*PROBLEM STATEMENT*
Restate the entries word for word, omitting nothing.

*SUPPLIED MATERIAL*
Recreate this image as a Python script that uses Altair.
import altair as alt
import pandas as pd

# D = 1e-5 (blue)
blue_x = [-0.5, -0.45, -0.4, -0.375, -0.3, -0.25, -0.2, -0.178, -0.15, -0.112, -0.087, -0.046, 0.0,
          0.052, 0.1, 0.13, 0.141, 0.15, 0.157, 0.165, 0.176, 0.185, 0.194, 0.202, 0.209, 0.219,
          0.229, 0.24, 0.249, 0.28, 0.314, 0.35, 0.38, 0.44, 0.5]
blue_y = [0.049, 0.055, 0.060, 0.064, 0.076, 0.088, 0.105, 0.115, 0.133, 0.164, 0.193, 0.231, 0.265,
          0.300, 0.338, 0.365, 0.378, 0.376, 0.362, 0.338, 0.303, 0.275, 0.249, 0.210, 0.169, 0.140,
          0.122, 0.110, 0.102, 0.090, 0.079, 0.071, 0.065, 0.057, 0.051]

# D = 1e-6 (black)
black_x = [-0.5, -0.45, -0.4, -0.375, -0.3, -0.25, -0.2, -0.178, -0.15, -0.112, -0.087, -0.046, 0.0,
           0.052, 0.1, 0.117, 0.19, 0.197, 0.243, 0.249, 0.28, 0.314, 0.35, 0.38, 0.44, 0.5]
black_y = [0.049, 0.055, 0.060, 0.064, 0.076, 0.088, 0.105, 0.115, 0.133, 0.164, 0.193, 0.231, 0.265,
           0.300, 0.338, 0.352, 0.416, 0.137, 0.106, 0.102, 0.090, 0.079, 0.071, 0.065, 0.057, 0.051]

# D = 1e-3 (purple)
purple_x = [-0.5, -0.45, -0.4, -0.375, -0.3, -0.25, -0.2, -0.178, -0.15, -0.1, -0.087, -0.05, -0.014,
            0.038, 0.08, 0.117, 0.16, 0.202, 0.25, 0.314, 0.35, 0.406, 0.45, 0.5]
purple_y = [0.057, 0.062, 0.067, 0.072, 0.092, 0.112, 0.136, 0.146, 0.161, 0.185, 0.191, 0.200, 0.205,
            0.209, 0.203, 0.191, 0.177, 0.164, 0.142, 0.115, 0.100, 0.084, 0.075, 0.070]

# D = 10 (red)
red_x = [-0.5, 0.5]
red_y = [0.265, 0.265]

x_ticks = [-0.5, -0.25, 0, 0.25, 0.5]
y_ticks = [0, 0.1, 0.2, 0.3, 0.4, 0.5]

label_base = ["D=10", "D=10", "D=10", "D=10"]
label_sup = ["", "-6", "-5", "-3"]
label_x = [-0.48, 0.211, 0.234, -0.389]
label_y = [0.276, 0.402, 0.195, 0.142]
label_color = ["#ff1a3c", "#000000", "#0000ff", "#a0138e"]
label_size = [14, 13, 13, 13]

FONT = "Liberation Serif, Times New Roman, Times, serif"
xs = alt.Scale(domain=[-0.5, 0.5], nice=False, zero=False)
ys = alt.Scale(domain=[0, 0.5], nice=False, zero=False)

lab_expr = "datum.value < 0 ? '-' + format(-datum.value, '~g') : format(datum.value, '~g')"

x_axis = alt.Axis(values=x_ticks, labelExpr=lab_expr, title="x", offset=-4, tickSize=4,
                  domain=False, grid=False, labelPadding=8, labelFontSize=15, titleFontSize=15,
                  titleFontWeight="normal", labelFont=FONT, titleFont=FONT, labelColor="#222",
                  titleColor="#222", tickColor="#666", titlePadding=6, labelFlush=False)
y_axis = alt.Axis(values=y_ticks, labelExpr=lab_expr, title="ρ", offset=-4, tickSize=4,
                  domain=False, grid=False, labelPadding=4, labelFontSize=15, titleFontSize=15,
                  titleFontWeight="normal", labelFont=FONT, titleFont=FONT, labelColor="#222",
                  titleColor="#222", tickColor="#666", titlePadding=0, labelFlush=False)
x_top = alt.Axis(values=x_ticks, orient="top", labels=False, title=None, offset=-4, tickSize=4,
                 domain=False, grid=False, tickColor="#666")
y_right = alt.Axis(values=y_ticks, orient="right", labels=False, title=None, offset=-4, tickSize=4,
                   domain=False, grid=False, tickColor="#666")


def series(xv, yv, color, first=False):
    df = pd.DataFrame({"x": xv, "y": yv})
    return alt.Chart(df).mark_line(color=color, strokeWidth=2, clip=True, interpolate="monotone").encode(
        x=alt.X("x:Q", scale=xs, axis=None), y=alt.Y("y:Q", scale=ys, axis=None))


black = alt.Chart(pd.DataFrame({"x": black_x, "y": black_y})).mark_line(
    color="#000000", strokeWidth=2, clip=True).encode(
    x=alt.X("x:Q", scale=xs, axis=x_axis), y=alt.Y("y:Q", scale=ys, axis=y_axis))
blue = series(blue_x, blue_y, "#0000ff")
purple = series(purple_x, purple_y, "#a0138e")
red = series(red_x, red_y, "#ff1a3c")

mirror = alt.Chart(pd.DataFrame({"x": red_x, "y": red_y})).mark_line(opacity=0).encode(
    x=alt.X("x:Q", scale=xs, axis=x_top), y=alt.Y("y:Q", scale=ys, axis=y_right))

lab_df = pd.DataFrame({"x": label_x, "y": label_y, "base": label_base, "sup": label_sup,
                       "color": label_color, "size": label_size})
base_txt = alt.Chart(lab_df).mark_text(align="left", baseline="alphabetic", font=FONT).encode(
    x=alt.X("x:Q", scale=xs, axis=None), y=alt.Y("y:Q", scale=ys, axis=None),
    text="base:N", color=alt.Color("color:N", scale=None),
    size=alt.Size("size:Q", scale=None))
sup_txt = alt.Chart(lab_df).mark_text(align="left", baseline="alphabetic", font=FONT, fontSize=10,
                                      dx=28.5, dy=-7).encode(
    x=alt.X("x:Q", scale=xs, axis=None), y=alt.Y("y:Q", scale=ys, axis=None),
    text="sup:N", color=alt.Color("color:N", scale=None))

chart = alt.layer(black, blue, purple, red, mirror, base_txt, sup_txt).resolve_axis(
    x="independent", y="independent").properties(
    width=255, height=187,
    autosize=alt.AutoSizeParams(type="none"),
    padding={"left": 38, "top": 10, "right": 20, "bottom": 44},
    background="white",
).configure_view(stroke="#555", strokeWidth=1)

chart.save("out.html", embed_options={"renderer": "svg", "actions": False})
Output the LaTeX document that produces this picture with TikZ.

*TASK RESPONSE*
Recreate this image as a Python script that uses Altair.
import altair as alt
import pandas as pd

# D = 1e-5 (blue)
blue_x = [-0.5, -0.45, -0.4, -0.375, -0.3, -0.25, -0.2, -0.178, -0.15, -0.112, -0.087, -0.046, 0.0,
          0.052, 0.1, 0.13, 0.141, 0.15, 0.157, 0.165, 0.176, 0.185, 0.194, 0.202, 0.209, 0.219,
          0.229, 0.24, 0.249, 0.28, 0.314, 0.35, 0.38, 0.44, 0.5]
blue_y = [0.049, 0.055, 0.060, 0.064, 0.076, 0.088, 0.105, 0.115, 0.133, 0.164, 0.193, 0.231, 0.265,
          0.300, 0.338, 0.365, 0.378, 0.376, 0.362, 0.338, 0.303, 0.275, 0.249, 0.210, 0.169, 0.140,
          0.122, 0.110, 0.102, 0.090, 0.079, 0.071, 0.065, 0.057, 0.051]

# D = 1e-6 (black)
black_x = [-0.5, -0.45, -0.4, -0.375, -0.3, -0.25, -0.2, -0.178, -0.15, -0.112, -0.087, -0.046, 0.0,
           0.052, 0.1, 0.117, 0.19, 0.197, 0.243, 0.249, 0.28, 0.314, 0.35, 0.38, 0.44, 0.5]
black_y = [0.049, 0.055, 0.060, 0.064, 0.076, 0.088, 0.105, 0.115, 0.133, 0.164, 0.193, 0.231, 0.265,
           0.300, 0.338, 0.352, 0.416, 0.137, 0.106, 0.102, 0.090, 0.079, 0.071, 0.065, 0.057, 0.051]

# D = 1e-3 (purple)
purple_x = [-0.5, -0.45, -0.4, -0.375, -0.3, -0.25, -0.2, -0.178, -0.15, -0.1, -0.087, -0.05, -0.014,
            0.038, 0.08, 0.117, 0.16, 0.202, 0.25, 0.314, 0.35, 0.406, 0.45, 0.5]
purple_y = [0.057, 0.062, 0.067, 0.072, 0.092, 0.112, 0.136, 0.146, 0.161, 0.185, 0.191, 0.200, 0.205,
            0.209, 0.203, 0.191, 0.177, 0.164, 0.142, 0.115, 0.100, 0.084, 0.075, 0.070]

# D = 10 (red)
red_x = [-0.5, 0.5]
red_y = [0.265, 0.265]

x_ticks = [-0.5, -0.25, 0, 0.25, 0.5]
y_ticks = [0, 0.1, 0.2, 0.3, 0.4, 0.5]

label_base = ["D=10", "D=10", "D=10", "D=10"]
label_sup = ["", "-6", "-5", "-3"]
label_x = [-0.48, 0.211, 0.234, -0.389]
label_y = [0.276, 0.402, 0.195, 0.142]
label_color = ["#ff1a3c", "#000000", "#0000ff", "#a0138e"]
label_size = [14, 13, 13, 13]

FONT = "Liberation Serif, Times New Roman, Times, serif"
xs = alt.Scale(domain=[-0.5, 0.5], nice=False, zero=False)
ys = alt.Scale(domain=[0, 0.5], nice=False, zero=False)

lab_expr = "datum.value < 0 ? '-' + format(-datum.value, '~g') : format(datum.value, '~g')"

x_axis = alt.Axis(values=x_ticks, labelExpr=lab_expr, title="x", offset=-4, tickSize=4,
                  domain=False, grid=False, labelPadding=8, labelFontSize=15, titleFontSize=15,
                  titleFontWeight="normal", labelFont=FONT, titleFont=FONT, labelColor="#222",
                  titleColor="#222", tickColor="#666", titlePadding=6, labelFlush=False)
y_axis = alt.Axis(values=y_ticks, labelExpr=lab_expr, title="ρ", offset=-4, tickSize=4,
                  domain=False, grid=False, labelPadding=4, labelFontSize=15, titleFontSize=15,
                  titleFontWeight="normal", labelFont=FONT, titleFont=FONT, labelColor="#222",
                  titleColor="#222", tickColor="#666", titlePadding=0, labelFlush=False)
x_top = alt.Axis(values=x_ticks, orient="top", labels=False, title=None, offset=-4, tickSize=4,
                 domain=False, grid=False, tickColor="#666")
y_right = alt.Axis(values=y_ticks, orient="right", labels=False, title=None, offset=-4, tickSize=4,
                   domain=False, grid=False, tickColor="#666")


def series(xv, yv, color, first=False):
    df = pd.DataFrame({"x": xv, "y": yv})
    return alt.Chart(df).mark_line(color=color, strokeWidth=2, clip=True, interpolate="monotone").encode(
        x=alt.X("x:Q", scale=xs, axis=None), y=alt.Y("y:Q", scale=ys, axis=None))


black = alt.Chart(pd.DataFrame({"x": black_x, "y": black_y})).mark_line(
    color="#000000", strokeWidth=2, clip=True).encode(
    x=alt.X("x:Q", scale=xs, axis=x_axis), y=alt.Y("y:Q", scale=ys, axis=y_axis))
blue = series(blue_x, blue_y, "#0000ff")
purple = series(purple_x, purple_y, "#a0138e")
red = series(red_x, red_y, "#ff1a3c")

mirror = alt.Chart(pd.DataFrame({"x": red_x, "y": red_y})).mark_line(opacity=0).encode(
    x=alt.X("x:Q", scale=xs, axis=x_top), y=alt.Y("y:Q", scale=ys, axis=y_right))

lab_df = pd.DataFrame({"x": label_x, "y": label_y, "base": label_base, "sup": label_sup,
                       "color": label_color, "size": label_size})
base_txt = alt.Chart(lab_df).mark_text(align="left", baseline="alphabetic", font=FONT).encode(
    x=alt.X("x:Q", scale=xs, axis=None), y=alt.Y("y:Q", scale=ys, axis=None),
    text="base:N", color=alt.Color("color:N", scale=None),
    size=alt.Size("size:Q", scale=None))
sup_txt = alt.Chart(lab_df).mark_text(align="left", baseline="alphabetic", font=FONT, fontSize=10,
                                      dx=28.5, dy=-7).encode(
    x=alt.X("x:Q", scale=xs, axis=None), y=alt.Y("y:Q", scale=ys, axis=None),
    text="sup:N", color=alt.Color("color:N", scale=None))

chart = alt.layer(black, blue, purple, red, mirror, base_txt, sup_txt).resolve_axis(
    x="independent", y="independent").properties(
    width=255, height=187,
    autosize=alt.AutoSizeParams(type="none"),
    padding={"left": 38, "top": 10, "right": 20, "bottom": 44},
    background="white",
).configure_view(stroke="#555", strokeWidth=1)

chart.save("out.html", embed_options={"renderer": "svg", "actions": False})
Output the LaTeX document that produces this picture with TikZ.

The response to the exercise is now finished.